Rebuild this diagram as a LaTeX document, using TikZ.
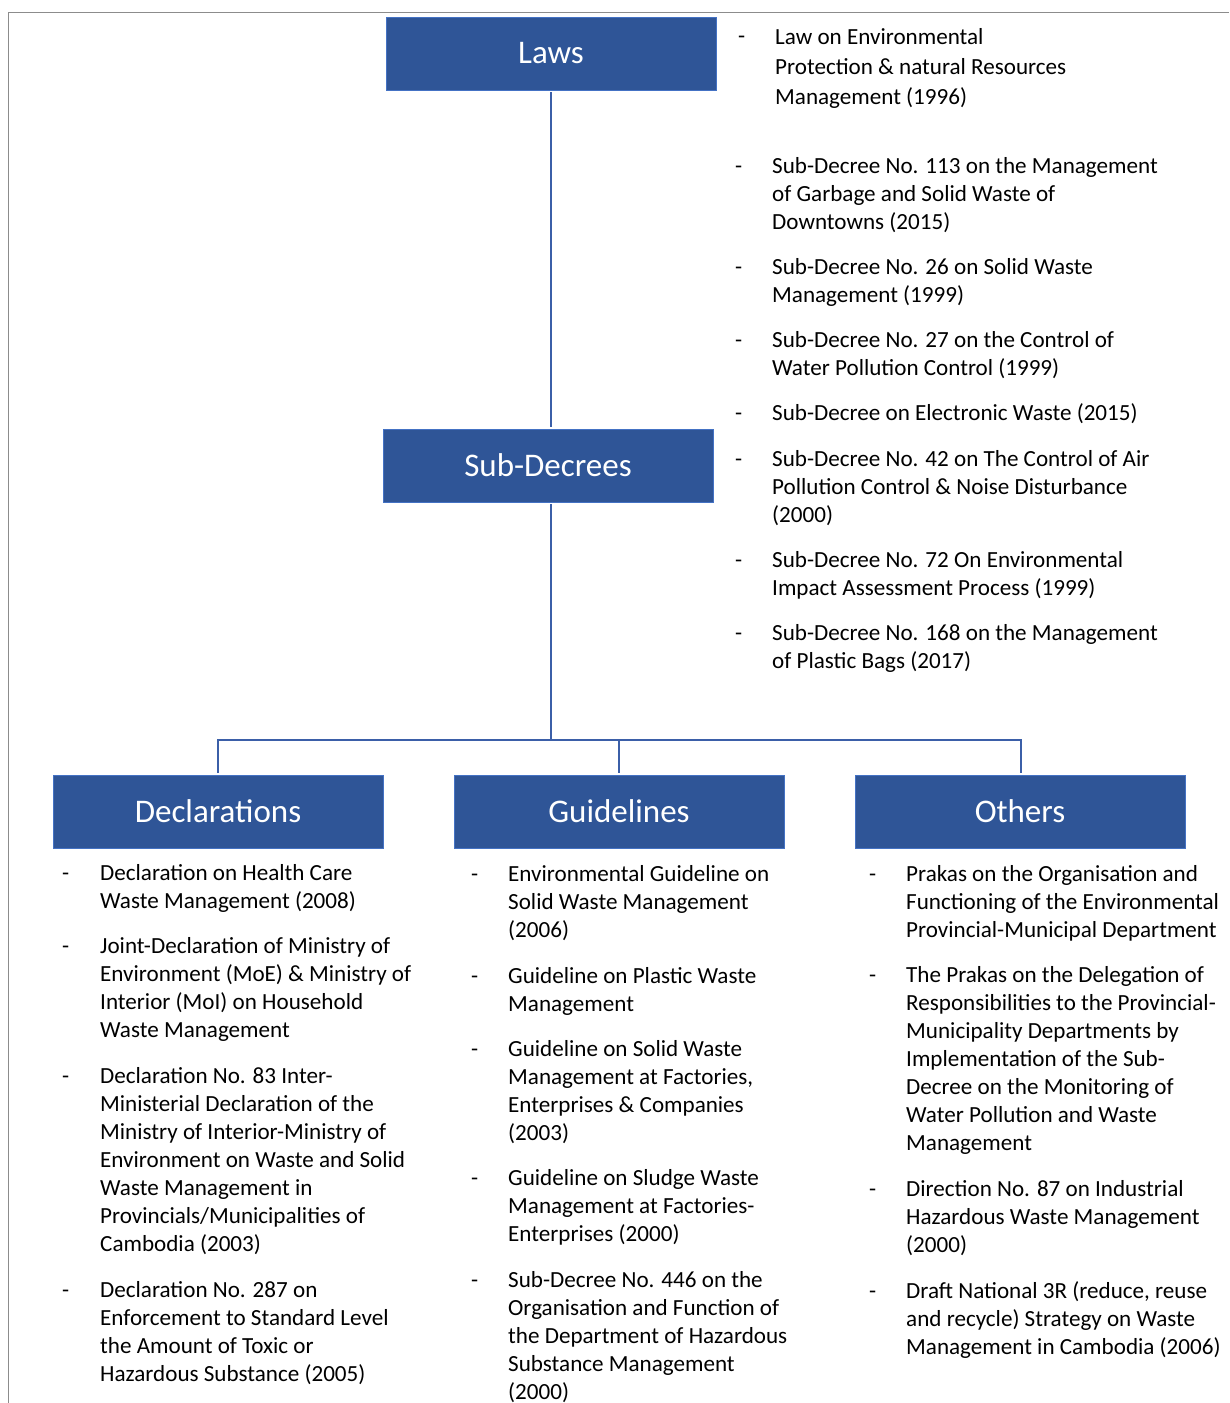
\documentclass[tikz,border=0pt]{standalone}
\usepackage{fontspec}
\setmainfont{Carlito}
\definecolor{boxblue}{HTML}{2F5597}
\definecolor{boxedge}{HTML}{4472C4}
\definecolor{lineblue}{HTML}{3B5FA8}
\definecolor{framegray}{HTML}{8C8C8C}
\newcommand{\itemfnt}{\fontsize{23.1}{28}\selectfont}
\newcommand{\lawfnt}{\fontsize{23.1}{30}\selectfont}
\begin{document}
\begin{tikzpicture}[x=1pt,y=-1pt,
  titlebox/.style={draw=boxedge,line width=0.8pt,fill=boxblue,text=white,minimum width=330pt,minimum height=73pt,inner sep=0pt,font=\fontsize{33}{38}\selectfont},
  itembox/.style={anchor=north west,inner sep=0pt,align=left,font=\itemfnt,yshift=12.8pt},
  dashmark/.style={anchor=base west,inner sep=0pt,font=\itemfnt,yshift=-7.3pt},
  conn/.style={draw=lineblue,line width=1.6pt}]
\useasboundingbox (0,0) rectangle (1229,1403);
\fill[white] (0,0) rectangle (1229,1403);
\draw[framegray,line width=1.4pt] (8.5,1403) -- (8.5,12.5) -- (1229,12.5);

% title boxes
\node[titlebox] (laws) at (551,53.5) {Laws};
\node[titlebox] (sub) at (548,465.5) {Sub-Decrees};
\node[titlebox] (decl) at (218,811.5) {Declarations};
\node[titlebox] (guide) at (619,811.5) {Guidelines};
\node[titlebox] (oth) at (1020,811.5) {Others};

% connectors
\coordinate (lb) at (551,92);
\coordinate (st) at (551,427);
\coordinate (sb) at (551,504);
\coordinate (hj) at (551,740);
\coordinate (hl) at (218,740);
\coordinate (hm) at (619,740);
\coordinate (hr) at (1021,740);
\coordinate (dl) at (218,773);
\coordinate (dm) at (619,773);
\coordinate (dr) at (1021,773);
\draw[conn] (lb) -- (st);
\draw[conn] (sb) -- (hj);
\draw[conn] (dl) -- (hl) -- (hr) -- (dr);
\draw[conn] (hm) -- (dm);

% laws list
\node[dashmark] (ld1) at (738,36) {-};
\node[itembox,font=\lawfnt] (li1) at (775,36) {\strut Law on Environmental\\Protection \& natural Resources\\Management (1996)};

% sub-decree list
\node[dashmark] (sd1) at (735,166) {-};
\node[itembox] (si1) at (772,166) {\strut Sub-Decree No. 113 on the Management\\of Garbage and Solid Waste of\\Downtowns (2015)};
\node[dashmark] (sd2) at (735,267) {-};
\node[itembox] (si2) at (772,267) {\strut Sub-Decree No. 26 on Solid Waste\\Management (1999)};
\node[dashmark] (sd3) at (735,340) {-};
\node[itembox] (si3) at (772,340) {\strut Sub-Decree No. 27 on the Control of\\Water Pollution Control (1999)};
\node[dashmark] (sd4) at (735,413) {-};
\node[itembox] (si4) at (772,413) {\strut Sub-Decree on Electronic Waste (2015)};
\node[dashmark] (sd5) at (735,459) {-};
\node[itembox] (si5) at (772,459) {\strut Sub-Decree No. 42 on The Control of Air\\Pollution Control \& Noise Disturbance\\(2000)};
\node[dashmark] (sd6) at (735,560) {-};
\node[itembox] (si6) at (772,560) {\strut Sub-Decree No. 72 On Environmental\\Impact Assessment Process (1999)};
\node[dashmark] (sd7) at (735,633) {-};
\node[itembox] (si7) at (772,633) {\strut Sub-Decree No. 168 on the Management\\of Plastic Bags (2017)};

% declarations list
\node[dashmark] (dd1) at (62,873) {-};
\node[itembox] (di1) at (100,873) {\strut Declaration on Health Care\\Waste Management (2008)};
\node[dashmark] (dd2) at (62,946) {-};
\node[itembox] (di2) at (100,946) {\strut Joint-Declaration of Ministry of\\Environment (MoE) \& Ministry of\\Interior (MoI) on Household\\Waste Management};
\node[dashmark] (dd3) at (62,1076) {-};
\node[itembox] (di3) at (100,1076) {\strut Declaration No. 83 Inter-\\Ministerial Declaration of the\\Ministry of Interior-Ministry of\\Environment on Waste and Solid\\Waste Management in\\Provincials/Municipalities of\\Cambodia (2003)};
\node[dashmark] (dd4) at (62,1290) {-};
\node[itembox] (di4) at (100,1290) {\strut Declaration No. 287 on\\Enforcement to Standard Level\\the Amount of Toxic or\\Hazardous Substance (2005)};

% guidelines list
\node[dashmark] (gd1) at (471,874) {-};
\node[itembox] (gi1) at (508,874) {\strut Environmental Guideline on\\Solid Waste Management\\(2006)};
\node[dashmark] (gd2) at (471,976) {-};
\node[itembox] (gi2) at (508,976) {\strut Guideline on Plastic Waste\\Management};
\node[dashmark] (gd3) at (471,1049) {-};
\node[itembox] (gi3) at (508,1049) {\strut Guideline on Solid Waste\\Management at Factories,\\Enterprises \& Companies\\(2003)};
\node[dashmark] (gd4) at (471,1178) {-};
\node[itembox] (gi4) at (508,1178) {\strut Guideline on Sludge Waste\\Management at Factories-\\Enterprises (2000)};
\node[dashmark] (gd5) at (471,1280) {-};
\node[itembox] (gi5) at (508,1280) {\strut Sub-Decree No. 446 on the\\Organisation and Function of\\the Department of Hazardous\\Substance Management\\(2000)};

% others list
\node[dashmark] (od1) at (869,874) {-};
\node[itembox] (oi1) at (906,874) {\strut Prakas on the Organisation and\\Functioning of the Environmental\\Provincial-Municipal Department};
\node[dashmark] (od2) at (869,975) {-};
\node[itembox] (oi2) at (906,975) {\strut The Prakas on the Delegation of\\Responsibilities to the Provincial-\\Municipality Departments by\\Implementation of the Sub-\\Decree on the Monitoring of\\Water Pollution and Waste\\Management};
\node[dashmark] (od3) at (869,1189) {-};
\node[itembox] (oi3) at (906,1189) {\strut Direction No. 87 on Industrial\\Hazardous Waste Management\\(2000)};
\node[dashmark] (od4) at (869,1291) {-};
\node[itembox] (oi4) at (906,1291) {\strut Draft National 3R (reduce, reuse\\and recycle) Strategy on Waste\\Management in Cambodia (2006)};
\end{tikzpicture}
\end{document}
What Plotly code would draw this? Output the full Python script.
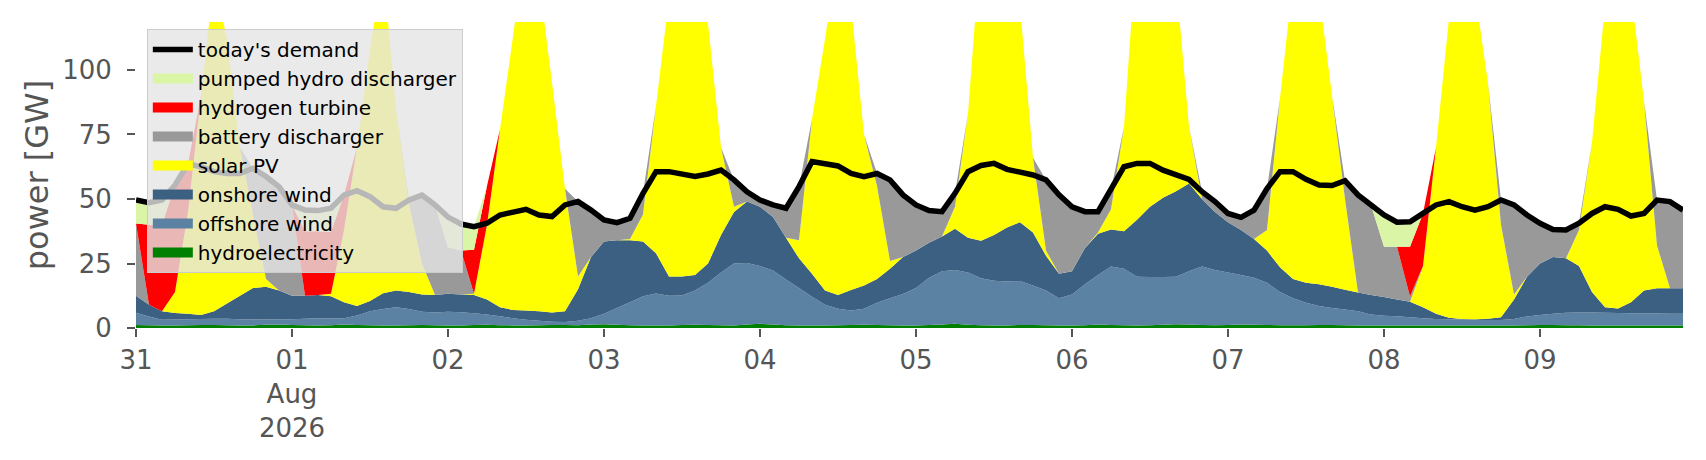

════════

What to do
All entries must be written out again exactly as given, with no pictures in the copy.

Written response
Rebuild this diagram as a LaTeX document, using TikZ.
\documentclass[tikz,border=0pt]{standalone}
\usepackage{fontspec}
\setmainfont{Carlito}
\definecolor{boxblue}{HTML}{2F5597}
\definecolor{boxedge}{HTML}{4472C4}
\definecolor{lineblue}{HTML}{3B5FA8}
\definecolor{framegray}{HTML}{8C8C8C}
\newcommand{\itemfnt}{\fontsize{23.1}{28}\selectfont}
\newcommand{\lawfnt}{\fontsize{23.1}{30}\selectfont}
\begin{document}
\begin{tikzpicture}[x=1pt,y=-1pt,
  titlebox/.style={draw=boxedge,line width=0.8pt,fill=boxblue,text=white,minimum width=330pt,minimum height=73pt,inner sep=0pt,font=\fontsize{33}{38}\selectfont},
  itembox/.style={anchor=north west,inner sep=0pt,align=left,font=\itemfnt,yshift=12.8pt},
  dashmark/.style={anchor=base west,inner sep=0pt,font=\itemfnt,yshift=-7.3pt},
  conn/.style={draw=lineblue,line width=1.6pt}]
\useasboundingbox (0,0) rectangle (1229,1403);
\fill[white] (0,0) rectangle (1229,1403);
\draw[framegray,line width=1.4pt] (8.5,1403) -- (8.5,12.5) -- (1229,12.5);

% title boxes
\node[titlebox] (laws) at (551,53.5) {Laws};
\node[titlebox] (sub) at (548,465.5) {Sub-Decrees};
\node[titlebox] (decl) at (218,811.5) {Declarations};
\node[titlebox] (guide) at (619,811.5) {Guidelines};
\node[titlebox] (oth) at (1020,811.5) {Others};

% connectors
\coordinate (lb) at (551,92);
\coordinate (st) at (551,427);
\coordinate (sb) at (551,504);
\coordinate (hj) at (551,740);
\coordinate (hl) at (218,740);
\coordinate (hm) at (619,740);
\coordinate (hr) at (1021,740);
\coordinate (dl) at (218,773);
\coordinate (dm) at (619,773);
\coordinate (dr) at (1021,773);
\draw[conn] (lb) -- (st);
\draw[conn] (sb) -- (hj);
\draw[conn] (dl) -- (hl) -- (hr) -- (dr);
\draw[conn] (hm) -- (dm);

% laws list
\node[dashmark] (ld1) at (738,36) {-};
\node[itembox,font=\lawfnt] (li1) at (775,36) {\strut Law on Environmental\\Protection \& natural Resources\\Management (1996)};

% sub-decree list
\node[dashmark] (sd1) at (735,166) {-};
\node[itembox] (si1) at (772,166) {\strut Sub-Decree No. 113 on the Management\\of Garbage and Solid Waste of\\Downtowns (2015)};
\node[dashmark] (sd2) at (735,267) {-};
\node[itembox] (si2) at (772,267) {\strut Sub-Decree No. 26 on Solid Waste\\Management (1999)};
\node[dashmark] (sd3) at (735,340) {-};
\node[itembox] (si3) at (772,340) {\strut Sub-Decree No. 27 on the Control of\\Water Pollution Control (1999)};
\node[dashmark] (sd4) at (735,413) {-};
\node[itembox] (si4) at (772,413) {\strut Sub-Decree on Electronic Waste (2015)};
\node[dashmark] (sd5) at (735,459) {-};
\node[itembox] (si5) at (772,459) {\strut Sub-Decree No. 42 on The Control of Air\\Pollution Control \& Noise Disturbance\\(2000)};
\node[dashmark] (sd6) at (735,560) {-};
\node[itembox] (si6) at (772,560) {\strut Sub-Decree No. 72 On Environmental\\Impact Assessment Process (1999)};
\node[dashmark] (sd7) at (735,633) {-};
\node[itembox] (si7) at (772,633) {\strut Sub-Decree No. 168 on the Management\\of Plastic Bags (2017)};

% declarations list
\node[dashmark] (dd1) at (62,873) {-};
\node[itembox] (di1) at (100,873) {\strut Declaration on Health Care\\Waste Management (2008)};
\node[dashmark] (dd2) at (62,946) {-};
\node[itembox] (di2) at (100,946) {\strut Joint-Declaration of Ministry of\\Environment (MoE) \& Ministry of\\Interior (MoI) on Household\\Waste Management};
\node[dashmark] (dd3) at (62,1076) {-};
\node[itembox] (di3) at (100,1076) {\strut Declaration No. 83 Inter-\\Ministerial Declaration of the\\Ministry of Interior-Ministry of\\Environment on Waste and Solid\\Waste Management in\\Provincials/Municipalities of\\Cambodia (2003)};
\node[dashmark] (dd4) at (62,1290) {-};
\node[itembox] (di4) at (100,1290) {\strut Declaration No. 287 on\\Enforcement to Standard Level\\the Amount of Toxic or\\Hazardous Substance (2005)};

% guidelines list
\node[dashmark] (gd1) at (471,874) {-};
\node[itembox] (gi1) at (508,874) {\strut Environmental Guideline on\\Solid Waste Management\\(2006)};
\node[dashmark] (gd2) at (471,976) {-};
\node[itembox] (gi2) at (508,976) {\strut Guideline on Plastic Waste\\Management};
\node[dashmark] (gd3) at (471,1049) {-};
\node[itembox] (gi3) at (508,1049) {\strut Guideline on Solid Waste\\Management at Factories,\\Enterprises \& Companies\\(2003)};
\node[dashmark] (gd4) at (471,1178) {-};
\node[itembox] (gi4) at (508,1178) {\strut Guideline on Sludge Waste\\Management at Factories-\\Enterprises (2000)};
\node[dashmark] (gd5) at (471,1280) {-};
\node[itembox] (gi5) at (508,1280) {\strut Sub-Decree No. 446 on the\\Organisation and Function of\\the Department of Hazardous\\Substance Management\\(2000)};

% others list
\node[dashmark] (od1) at (869,874) {-};
\node[itembox] (oi1) at (906,874) {\strut Prakas on the Organisation and\\Functioning of the Environmental\\Provincial-Municipal Department};
\node[dashmark] (od2) at (869,975) {-};
\node[itembox] (oi2) at (906,975) {\strut The Prakas on the Delegation of\\Responsibilities to the Provincial-\\Municipality Departments by\\Implementation of the Sub-\\Decree on the Monitoring of\\Water Pollution and Waste\\Management};
\node[dashmark] (od3) at (869,1189) {-};
\node[itembox] (oi3) at (906,1189) {\strut Direction No. 87 on Industrial\\Hazardous Waste Management\\(2000)};
\node[dashmark] (od4) at (869,1291) {-};
\node[itembox] (oi4) at (906,1291) {\strut Draft National 3R (reduce, reuse\\and recycle) Strategy on Waste\\Management in Cambodia (2006)};
\end{tikzpicture}
\end{document}
What Plotly code would draw this? Output the full Python script.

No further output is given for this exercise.